Этот «центавр, который одною половиной своего тела — революция», воплотил весь ее дух и смысл. «Он был земной, не Божий пламень»! Душа революции — безверие, лозунг ее — антихристианство. С Великой Французской революции началось разложение западного мира медленным погружением его в нравственную стихию безбожия. Она не была случайным взрывом, вызванным злоупотреблениями власти, но роковым фактом народного духа, обличающим оскудение веры.
Вот величайший ужас революционного действия в глазах Тютчева: обезбожение неба, обожествление человека человеком, возведение людской воли в нечто абсолютное и верховное, притязание заменить личным человеческим началом высшие силы, ведущие судьбы истории.
Он сравнивает революцию с духом тьмы, поражающим душу и тело верного Иова. Он не может простить ей этого похода на святыни, этой отмены религиозных ценностей, этого заглушения высших духовных стремлений. Революция для него прямое последствие отречения христианского общества от Христа. Она выражает полностью всю новейшую европейскую мысль со времени ее разрыва с церковью: апофеоз человеческого я, отпадение от религиозной соборности. «Церковь, — восклицает Карлейль, — какое слово! Оно богаче Голконды и сокровищ целого мира…» Это забывают вожди восстаний. Но Тютчев, мечтавший о единой церкви, обнимающей обе половины европейского мира, с ужасом видел занесенный над нею таран.

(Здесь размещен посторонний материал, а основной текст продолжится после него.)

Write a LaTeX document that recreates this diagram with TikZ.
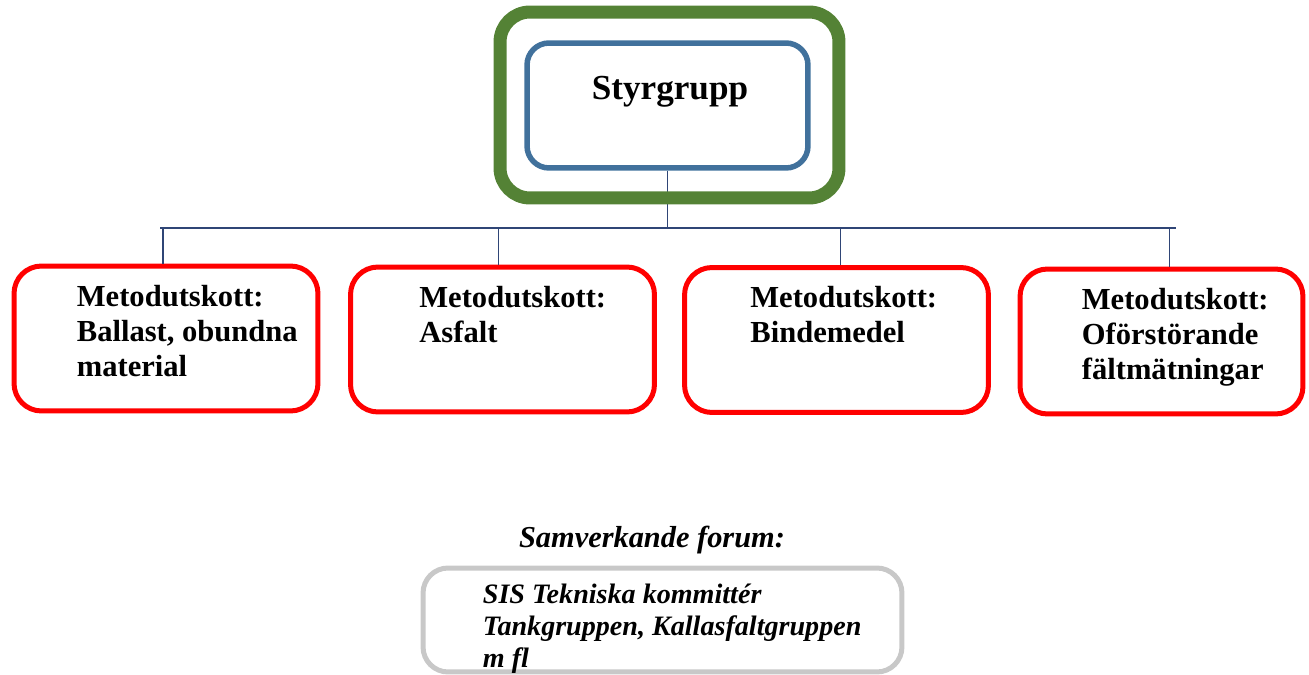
\documentclass[tikz,border=0pt]{standalone}
\usepackage{fontspec}
\setmainfont{Liberation Serif}
\usetikzlibrary{positioning}
\definecolor{styrgreen}{RGB}{84,130,53}
\definecolor{styrblue}{RGB}{65,113,156}
\definecolor{busblue}{RGB}{47,69,118}
\definecolor{forumgray}{RGB}{200,200,200}

\begin{document}
\begin{tikzpicture}[x=0.02cm, y=-0.02cm,
    outerbox/.style={draw=styrgreen, line width=0.26cm, rounded corners=0.6cm, minimum width=6.78cm, minimum height=3.72cm},
    styrbox/.style={draw=styrblue, line width=0.11cm, rounded corners=0.44cm, minimum width=5.62cm, minimum height=2.5cm},
    groupbox/.style={draw=red, line width=0.1cm, rounded corners=0.55cm, minimum width=6.08cm, minimum height=2.9cm},
    grouptext/.style={inner sep=0pt, align=left, font=\fontsize{17.4}{20}\selectfont\bfseries},
    forumbox/.style={draw=forumgray, line width=0.1cm, rounded corners=0.5cm, minimum width=9.58cm, minimum height=2.08cm},
    forumtext/.style={inner sep=0pt, align=left, font=\fontsize{16}{18}\selectfont\bfseries\itshape},
    bus/.style={draw=busblue, line width=0.8pt}]
    \useasboundingbox (0,0) rectangle (1309,675);

    % Styrgrupp
    \node[styrbox] (styr) at (667.5,105.5) {};
    \node[anchor=base, font=\fontsize{20}{24}\selectfont\bfseries] (styrtxt) at (670,100) {Styrgrupp};

    % Metodutskott
    \node[groupbox] (m1) at (166,338.5) {};
    \node[groupbox] (m2) at (502.5,339.5) {};
    \node[groupbox] (m3) at (836.5,340) {};
    \node[groupbox, minimum width=5.66cm] (m4) at (1161.5,341.5) {};
    \node[grouptext, below right=0.42cm and 1.3cm of m1.north west] (m1txt) {Metodutskott:\\Ballast, obundna\\material};
    \node[grouptext, below right=0.42cm and 1.42cm of m2.north west] (m2txt) {Metodutskott:\\Asfalt};
    \node[grouptext, below right=0.42cm and 1.36cm of m3.north west] (m3txt) {Metodutskott:\\Bindemedel};
    \node[grouptext, below right=0.42cm and 1.28cm of m4.north west] (m4txt) {Metodutskott:\\Oförstörande\\fältmätningar};

    % Lines
    \coordinate (busL) at (160,228);
    \coordinate (busR) at (1176,228);
    \draw[bus] (busL) -- (busR);
    \draw[bus] (styr.south) -- (styr.south |- busL);
    \foreach \m/\dx in {m1/-0.06cm, m2/-0.08cm, m3/0.08cm, m4/0.16cm}
        \draw[bus] ([xshift=\dx]\m.north) -- ([xshift=\dx]\m.north |- busL);

    % Green frame on top
    \node[outerbox] (styrframe) at (669.5,105) {};

    % Samverkande forum
    \node[anchor=base, font=\fontsize{17.3}{20}\selectfont\bfseries\itshape] (forumtitle) at (652,547) {Samverkande forum:};
    \node[forumbox] (forum) at (662.5,620) {};
    \node[forumtext, below right=0.37cm and 1.24cm of forum.north west] (forumtxt) {SIS Tekniska kommittér\\Tankgruppen, Kallasfaltgruppen\\m fl};
\end{tikzpicture}
\end{document}
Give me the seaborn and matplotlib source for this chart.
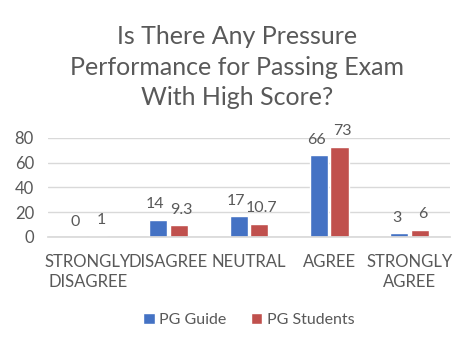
import matplotlib
matplotlib.use("Agg")
import matplotlib.pyplot as plt
import seaborn as sns
import pandas as pd

categories = ["STRONGLY\nDISAGREE", "DISAGREE", "NEUTRAL", "AGREE", "STRONGLY\nAGREE"]
pg_guide = [0, 14, 17, 66, 3]
pg_students = [1, 9.3, 10.7, 73, 6]
series = ["PG Guide", "PG Students"]
yticks = [0, 20, 40, 60, 80]

df = pd.DataFrame({
    "cat": categories * 2,
    "val": pg_guide + pg_students,
    "series": [series[0]] * len(categories) + [series[1]] * len(categories),
})

sns.set_theme(style="white")
plt.rcParams['font.family'] = ['Lato', 'DejaVu Sans']
gray = "#595959"

fig = plt.figure(figsize=(4.74, 3.49), dpi=100)
ax = fig.add_axes([0.101, 0.321, 0.848, 0.284])
sns.barplot(data=df, x="cat", y="val", hue="series", order=categories,
            hue_order=series, palette=["#4472C4", "#C0504D"],
            width=0.51, gap=0.12, ax=ax, legend=True, saturation=1)

ax.set_ylim(0, 80)
ax.set_yticks(yticks)
ax.yaxis.grid(True, color="#d9d9d9", linewidth=1)
ax.set_axisbelow(True)
for s in ["left", "right", "top"]:
    ax.spines[s].set_visible(False)
ax.spines["bottom"].set_color("#d9d9d9")
ax.tick_params(axis="both", length=0, colors=gray, labelsize=12)
ax.tick_params(axis="x", pad=12)
ax.tick_params(axis="y", pad=10)
ax.set_xlabel("")
ax.set_ylabel("")
for t in ax.get_xticklabels():
    t.set_linespacing(1.3)

for i, cont in enumerate(ax.containers):
    labels = ["%g" % v for v in cont.datavalues]
    texts = ax.bar_label(cont, labels=labels, padding=6, color=gray, fontsize=11.5, clip_on=False)
    for t in texts:
        x0, y0 = t.xyann
        t.xyann = (x0 + (-2 if i == 0 else 2), y0)

ax.legend(loc="center", bbox_to_anchor=(0.5, -0.84), bbox_transform=ax.transAxes,
          ncol=2, frameon=False, fontsize=11.5, labelcolor=gray,
          handlelength=0.7, handleheight=0.7, handletextpad=0.3, columnspacing=1.5)

fig.text(0.5, 0.808, "Is There Any Pressure\nPerformance for Passing Exam\nWith High Score?",
         ha="center", va="center", fontsize=18, color=gray, linespacing=1.4)

fig.savefig("out.png", dpi=100)
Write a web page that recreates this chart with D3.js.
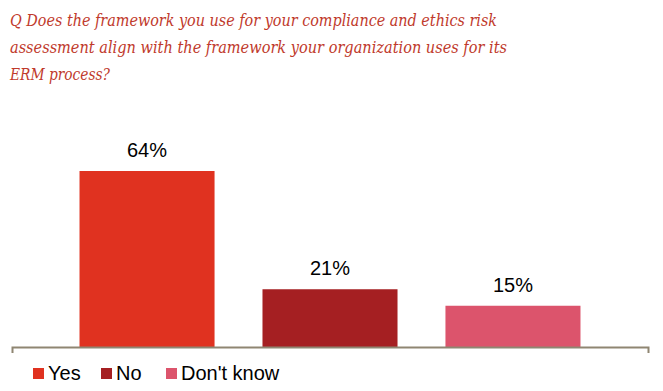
<!DOCTYPE html>
<html><head><meta charset="utf-8">
<script src="https://cdn.jsdelivr.net/npm/d3@7"></script>
<style>body{margin:0;background:#fff}svg{display:block}</style>
</head><body>
<svg id="c" width="663" height="391"></svg>
<script>
const categories = ["Yes", "No", "Don't know"];
const values = [64, 21, 15];
const colors = ["#e03220", "#a51f22", "#dc546c"];
const titleLines = [
  "Q Does the framework you use for your compliance and ethics risk",
  "assessment align with the framework your organization uses for its",
  "ERM process?"
];

const svg = d3.select("#c");

// title
const titleWidths = [487, 497, 100];
titleLines.forEach((t, i) => {
  svg.append("text")
    .attr("x", 10).attr("y", 26 + i * 27)
    .attr("font-family", "'DejaVu Serif', 'Liberation Serif', serif")
    .attr("font-style", "italic")
    .attr("font-size", 17.5)
    .attr("fill", "#bf3a2c")
    .attr("textLength", titleWidths[i])
    .attr("lengthAdjust", "spacingAndGlyphs")
    .text(t);
});

const x = d3.scaleBand().domain(categories).range([12, 648])
  .paddingInner(0.262).paddingOuter(0.369);
const y = d3.scaleLinear().domain([0, 80]).range([347, 127]);

svg.selectAll("rect.bar").data(values).join("rect")
  .attr("class", "bar")
  .attr("x", (d, i) => x(categories[i]))
  .attr("y", d => y(d))
  .attr("width", x.bandwidth())
  .attr("height", d => y(0) - y(d))
  .attr("fill", (d, i) => colors[i]);

svg.selectAll("text.lbl").data(values).join("text")
  .attr("class", "lbl")
  .attr("x", (d, i) => x(categories[i]) + x.bandwidth() / 2)
  .attr("y", d => y(d) - 14)
  .attr("text-anchor", "middle")
  .attr("font-family", "'Liberation Sans', Arial, sans-serif")
  .attr("font-size", 20)
  .attr("fill", "#000")
  .text(d => d + "%");

// x axis baseline with end ticks
const axisG = svg.append("g").attr("transform", `translate(0,${y(0)})`);
const axis = d3.axisBottom(d3.scaleLinear().domain([0, 1]).range([12, 648]))
  .tickValues([]).tickSizeOuter(6);
axisG.call(axis);
axisG.select(".domain").attr("stroke", "#8f8672").attr("stroke-width", 2);

// legend
const legendX = [33, 101, 166];
const leg = svg.selectAll("g.leg").data(categories).join("g")
  .attr("class", "leg")
  .attr("transform", (d, i) => `translate(${legendX[i]},368)`);
leg.append("rect").attr("width", 11).attr("height", 11)
  .attr("fill", (d, i) => colors[i]);
leg.append("text").attr("x", 15).attr("y", 12)
  .attr("font-family", "'Liberation Sans', Arial, sans-serif")
  .attr("font-size", 20).attr("fill", "#000")
  .text(d => d);
</script>
</body></html>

Вот почему принцип власти, по Тютчеву, невозможно извлечь из принципа революционного. Власть всегда священна и созидательна, революция же безбожна и разрушительна. Она лишена всякого творческого дара: «каждый раз, как революция на мгновение изменяет своим привычкам и вместо того, чтобы разрушать, берется создавать, она неизбежно впадает в утопию».
И не только сама она лишена созидательных сил, она по существу своему враждебна творческому началу. Под ее дыханием никнут прекраснейшие ростки человеческого духа, блекнет его цветение, гаснет магическая фосфоресценция его идей-видений и образов-дум. Это поистине страшная богиня. Взгляд ее губит волю духа к пышным и радостным воплощениям, а тяжелой поступью своей она дробит и топчет все облики творческих созерцаний в бронзе и мраморе, в словесных и красочных сочетаниях.

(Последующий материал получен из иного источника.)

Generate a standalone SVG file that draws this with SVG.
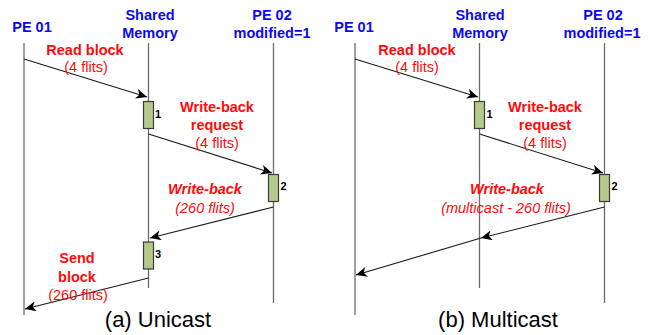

И уже за один этот грех не заслуживает ли революция беспощадного пригвождения философским молотом к позорному столбу?
Когда в Вербное воскресенье 1849 года Рихард Вагнер закончил в дрезденском театре дирижирование девятой симфонией, в оркестре появился незнакомец огромного роста с тяжелой головой и львиной гривой.

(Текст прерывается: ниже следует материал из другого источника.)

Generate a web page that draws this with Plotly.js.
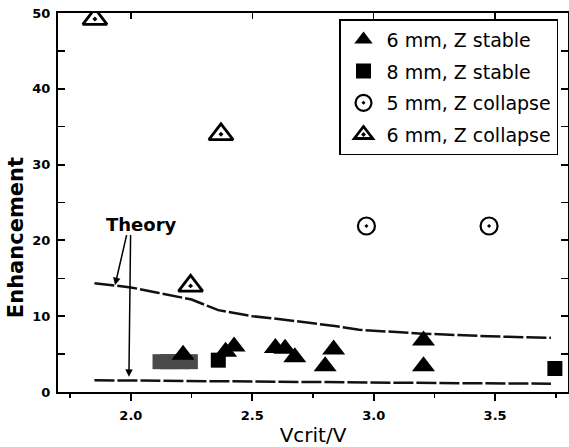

— Если бы в предстоящем мировом пожаре, — заявил он Вагнеру, — вся музыка была обречена на гибель, мы с опасностью для жизни должны были бы отстоять эту симфонию.
Это был Михаил Бакунин, тайно от полиции присутствовавший в Королевском театре. Он сразу поразил Вагнера. Капельмейстер саксонского двора поторопился сблизиться с русским анархистом, ожидая откровений об искусстве будущего от этого провозвестника новой исторической эры.
Но Бакунин не хотел слушать о музыке. Пафос разрушения угашал в нем интерес к творчеству. Бетховен ему был нужен лишь как возбудитель толп к восстанию. Увертюра к «Летучему голландцу», сыгранная ему однажды Вагнером, не могла поколебать его неприязни к искусству. Он по-прежнему не желал слышать о «Нибелунгах», он умолял не знакомить его с мистерией о Назареянине. Будущий творец «Парсифаля» был поражен этим разрушительным натиском бунтарских идей, потрясавших все оплоты его верований. Перед ним в одном лице впервые воплощалась борьба двух стихий: искусства и революции.
Этот роковой антагонизм неизбежно сказывается в момент каждого государственного переворота. Лозунги разрушения никогда не совпадают с волей к творчеству. В грохоте перестроек смолкают одинокие голоса созерцателей и духовидцев. Каждый политический взрыв несет в себе угрозу накопленным ценностям творческой культуры и на время парализует источники ее дальнейшего роста.
Это остро ощущал Тютчев. В последовательных взрывах 1848 г. его сильнее всего поразил этот ужасный вид «цивилизации, убивающей себя собственными руками». Безмолвный, потрясенный и бессильный он присутствовал при этом самоубийстве европейской культуры.